The object of the paper is the so-called subword poset defined as the set of all binary words ordered by a subword relation. For the set \(U_n\) of all words of length \(n\) consider the problem of finding a set \(A\subseteq U_n\) with minimal shadow among all subsets of \(U_n\) of the same size. The authors consider various definitions of shadow. For example, they define \(\Delta(A)\) as the set of all words of length \(n-1\) obtained from the words of \(A\) by deleting a letter (i.e. \(0\) or \(1\)). Similarly let \(\nabla(A)\) be the set of all words of length \(n+1\) obtained from the words of \(A\) by inserting a letter. Denote by \(H_n\) the following total order of words of length \(n\). For two such words \(a=(a_1,\dots,a_n)\) and \(b=(b_1,\dots,b_n)\) write \(a>b\) if either \(\sum^n_{i=1} a_i > \sum^n_{i=1} b_i\) or if the two sums are equal, \(a\) is less than \(b\) in the lexicographic order. It is shown that for any \(m\), \(1\leq m\leq 2^n\), the collection of the first \(m\) words in the order \(H_n\) (i.e. an initial segment of this order) provide minimum to the functions \(\Delta\) and \(\nabla\).
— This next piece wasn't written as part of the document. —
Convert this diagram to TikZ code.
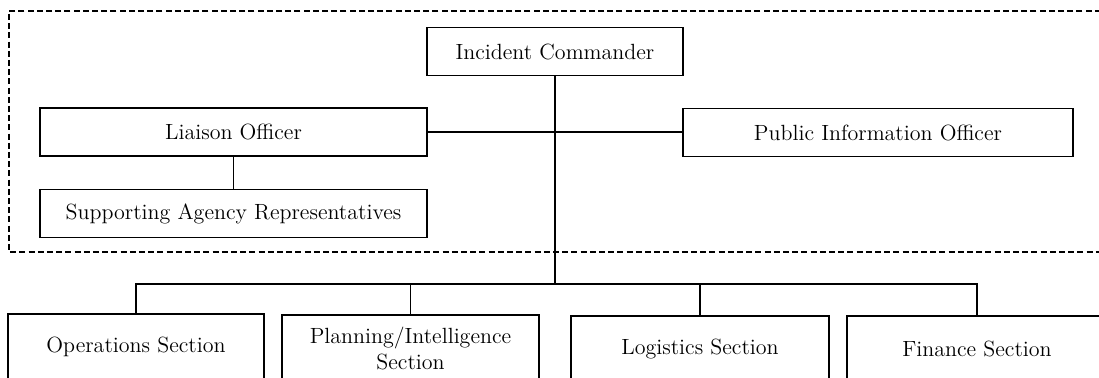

Although under certain conditions the extremal sets with respect to the function \(\nabla\) can be easily constructed from ones with respect to \(\Delta\), for the considered poset these two sets are the same. This, in particular, implies that the both shadows of an initial segment of the order \(H_n\) and of a final segment of \(H_n\) of the same length have the same size. This effect does not hold for posets studied in the literature, where solutions of similar problems are known. The mentioned results are applied for deriving some isoperimetric-type inequalities for the Hasse diagram of the considered poset. The result concerning the extremal set with respect to the function \(\Delta\) has also been obtained independently by the reviewer and published in his Habilitation thesis in 1996.